When pasta is done cooking, drain and rinse it with cold water to cool it off. Place the pasta in a large salad bowl with the lime zest. Add black beans, tomato, pepper, onion and chicken and mix together. Slowly pour dressing over salad and mix until all pieces are coated. Taste, and add salt and pepper as needed. Stir in cheese and store in the refrigerator until cold, about one hour.

Makes about 4-6 dinner sized servings or 10-12 side servings.

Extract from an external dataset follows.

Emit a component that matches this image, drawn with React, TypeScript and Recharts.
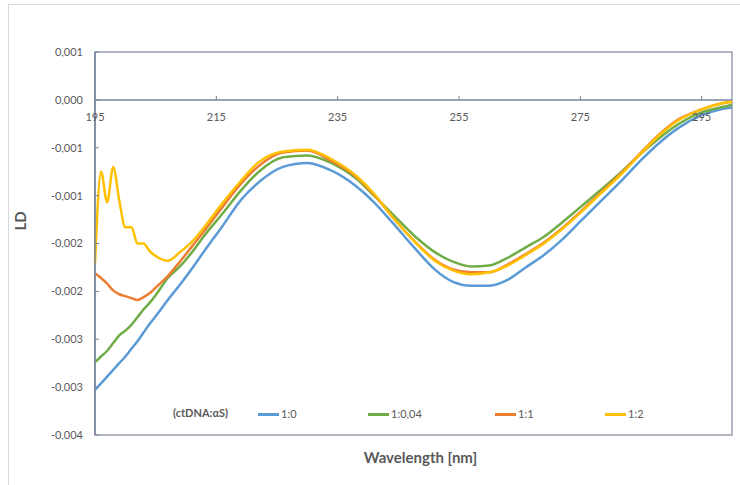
import { LineChart, Line, XAxis, YAxis, ReferenceLine, ReferenceArea, Legend } from 'recharts'

// wavelength grid (nm) the curves were read at
const wavelengths = [
  195, 196, 197, 198, 199, 200, 201, 202, 203, 204, 205, 207, 209, 211, 213, 216, 219, 222, 226, 230,
  234, 238, 241, 244, 248, 251, 254, 257, 260, 263, 266, 269, 272, 275, 278, 282, 285, 288, 291, 295,
  298, 300,
]

// LD values, ctDNA:aS = 1:0
const ld_1_0 = [
  -0.00303, -0.00296, -0.00289, -0.00282, -0.00275, -0.00268, -0.0026, -0.00252, -0.00243, -0.00234,
  -0.00226, -0.00209, -0.00193, -0.00176, -0.00158, -0.00132, -0.00105, -0.00086, -0.0007, -0.00066,
  -0.00074, -0.0009, -0.00107, -0.00128, -0.00157, -0.00177, -0.0019, -0.00194, -0.00194, -0.00188,
  -0.00175, -0.00162, -0.00146, -0.00127, -0.00108, -0.00083, -0.00063, -0.00045, -0.0003, -0.00016,
  -0.0001, -0.00008,
]

// 1:0,04
const ld_1_004 = [
  -0.00274, -0.00268, -0.00262, -0.00254, -0.00246, -0.00241, -0.00235, -0.00227, -0.00219, -0.00212,
  -0.00204, -0.00186, -0.00174, -0.00159, -0.00142, -0.00119, -0.00095, -0.00075, -0.0006, -0.00058,
  -0.00066, -0.00082, -0.001, -0.00119, -0.00144, -0.00159, -0.00169, -0.00174, -0.00173, -0.00165,
  -0.00154, -0.00143, -0.00128, -0.00112, -0.00096, -0.00074, -0.00056, -0.0004, -0.00026, -0.00013,
  -0.00008, -0.00005,
]

// 1:1
const ld_1_1 = [
  -0.00181, -0.00186, -0.00192, -0.00199, -0.00203, -0.00205, -0.00207, -0.00209, -0.00206, -0.00202,
  -0.00196, -0.00184, -0.00169, -0.00153, -0.00137, -0.00112, -0.00088, -0.00069, -0.00055, -0.00053,
  -0.00064, -0.0008, -0.00099, -0.00122, -0.0015, -0.00167, -0.00177, -0.0018, -0.0018, -0.00172,
  -0.00161, -0.00149, -0.00134, -0.00117, -0.00099, -0.00075, -0.00055, -0.00036, -0.00021, -0.0001,
  -0.00004, -0.00002,
]

// 1:2
const ld_1_2 = [
  -0.00171, -0.00075, -0.00107, -0.0007, -0.00105, -0.00133, -0.00133, -0.0015, -0.0015, -0.00158,
  -0.00163, -0.00168, -0.00159, -0.00148, -0.00133, -0.00108, -0.00085, -0.00065, -0.00054, -0.00052,
  -0.00062, -0.00079, -0.00098, -0.00122, -0.0015, -0.00168, -0.00178, -0.00182, -0.0018, -0.00173,
  -0.00162, -0.0015, -0.00135, -0.00118, -0.001, -0.00076, -0.00056, -0.00037, -0.00022, -0.0001,
  -0.00004, -0.00002,
]

const seriesNames = ['1:0', '1:0,04', '1:1', '1:2']
const seriesColors = ['#5B9BD5', '#70AD47', '#ED7D31', '#FFC000']
const seriesValues = [ld_1_0, ld_1_004, ld_1_1, ld_1_2]

const xTicks = [195, 215, 235, 255, 275, 295]
const yTicks = [0.0005, 0, -0.0005, -0.001, -0.0015, -0.002, -0.0025, -0.003, -0.0035]
const yTickLabels = ['0,001', '0,000', '-0,001', '-0,001', '-0,002', '-0,002', '-0,003', '-0,003', '-0,004']

const data = wavelengths.map((wl, i) => {
  const row: Record<string, number> = { wl }
  seriesValues.forEach((vals, s) => (row['s' + s] = vals[i]))
  return row
})

// layout
const CHART_W = 731
const CHART_H = 480
const MARGIN = { top: 47, right: 8, bottom: 20, left: 0 }
const Y_AXIS_W = 86
const X_AXIS_H = 30
const X_MIN = 195
const X_MAX = 300
const Y_MIN = -0.0035
const Y_MAX = 0.0005
const PLOT_H = CHART_H - MARGIN.top - MARGIN.bottom - X_AXIS_H
const ZERO_Y = MARGIN.top + (PLOT_H * Y_MAX) / (Y_MAX - Y_MIN)
const AXIS = '#76839A'
const BOX = '#98A1AE'
const TEXT = '#595959'
const LEGEND_X = [249, 359, 486, 596]

// x axis is drawn on the zero line, like Excel does
const XTick = ({ x, payload }: any) => (
  <g>
    {payload.value !== X_MIN && <line x1={x} x2={x} y1={ZERO_Y - 4} y2={ZERO_Y} stroke={AXIS} />}
    <text x={x} y={ZERO_Y + 21} textAnchor="middle" fill={TEXT} fontSize={11}>
      {payload.value}
    </text>
  </g>
)

const LegendBox = () => (
  <div style={{ position: 'relative', height: 0, fontSize: 11, color: TEXT, lineHeight: '14px' }}>
    <span style={{ position: 'absolute', left: 164, top: 401, fontWeight: 700, whiteSpace: 'nowrap' }}>
      (ctDNA:αS)
    </span>
    {seriesNames.map((name, i) => (
      <div
        key={name}
        style={{ position: 'absolute', left: LEGEND_X[i], top: 402, display: 'flex', alignItems: 'center', whiteSpace: 'nowrap' }}
      >
        <span style={{ display: 'inline-block', width: 21, height: 3, background: seriesColors[i] }} />
        <span style={{ marginLeft: 2 }}>{name}</span>
      </div>
    ))}
  </div>
)

const App = () => {
  return (
    <div style={{ position: 'fixed', left: 0, top: 0, width: 740, height: 485, overflow: 'hidden', background: '#fff' }}>
      <div
        style={{
          position: 'absolute',
          left: 8,
          top: 4,
          width: 740,
          height: 490,
          border: '1px solid #D9D9D9',
          fontFamily: 'Lato, "Open Sans", sans-serif',
        }}
      >
        <LineChart width={CHART_W} height={CHART_H} data={data} margin={MARGIN}>
          <ReferenceArea x1={X_MIN} x2={X_MAX} y1={Y_MIN} y2={Y_MAX} fill="none" stroke={BOX} strokeWidth={1.5} />
          <XAxis
            dataKey="wl"
            type="number"
            domain={[X_MIN, X_MAX]}
            ticks={xTicks}
            height={X_AXIS_H}
            axisLine={false}
            tickLine={false}
            tick={<XTick />}
            label={{ value: 'Wavelength [nm]', position: 'insideBottom', offset: 2, dx: 7, fill: TEXT, fontSize: 15, fontWeight: 700 }}
          />
          <YAxis
            type="number"
            domain={[Y_MIN, Y_MAX]}
            ticks={yTicks}
            width={Y_AXIS_W}
            interval={0}
            tickFormatter={(v: number) => yTickLabels[yTicks.findIndex((t) => Math.abs(t - v) < 1e-9)]}
            axisLine={{ stroke: AXIS, strokeWidth: 1.5 }}
            tickLine={{ stroke: AXIS }}
            tickSize={-4}
            tickMargin={16}
            tick={{ fill: TEXT, fontSize: 11 }}
            label={{ value: 'LD', angle: -90, position: 'insideLeft', offset: 12, dy: -13, fill: TEXT, fontSize: 15, fontWeight: 700 }}
          />
          <ReferenceLine y={0} stroke={AXIS} strokeWidth={1.5} />
          {seriesNames.map((name, i) => (
            <Line
              key={name}
              type="monotone"
              dataKey={'s' + i}
              name={name}
              stroke={seriesColors[i]}
              strokeWidth={2.5}
              dot={false}
              isAnimationActive={false}
            />
          ))}
          <Legend content={<LegendBox />} wrapperStyle={{ left: 0, top: 0, width: CHART_W, height: 0 }} />
        </LineChart>
      </div>
    </div>
  )
}

export default App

Wednesday, January 12, 2011

Creamy Cilantro Dressing

This is my favorite salad dressing of all-time. For those of you who live in the Western United States, you may have heard of a small chain-restaurant called "Cafe Rio." They serve the most incredible salad I have ever had in my life. And the dressing? Well I could seriously drink it straight from the cup rather than pour it on my salad. It's that good. I'm not exactly sure where I found this recipe, but it definitely satisfies my cravings when I'm away from Utah for a few months. It is thick and creamy with a fresh cilantro bite that is perfect over any green salad you have in mind. It's quick and easy to throw together and it stores for up to a week in the fridge. It even has this incredible milky-green color that makes for a beautiful presentation. (Picture courtesy of Our Best Bites)


  • 1 packet traditional Hidden Valley Ranch Dressing Mix
  • 1 c. mayonnaise
  • 1 c. buttermilk
  • 2 tomatillos, remove husk, diced
  • 1/2 bunch of fresh cilantro, lightly chopped
  • 1 clove garlic
  • juice of 1 lime
  • 1 jalapeno, chopped and seeded (optional)

Pour all ingredients into a blender and mix for about one minute, or until thoroughly blended.

Note: I never actually buy buttermilk from the store so if you don't have it on-hand, simply put 1 Tbsp. lemon juice or white vinegar in a bowl and pour in enough milk to equal 1 cup. Let it sit at room temperature for 5-10 minutes until it begins to get a little chunky on the top and pour into ingredients.

I always find tomatillos in the fresh produce section either by the tomatoes or by the spicy peppers like jalapenos and habaneros.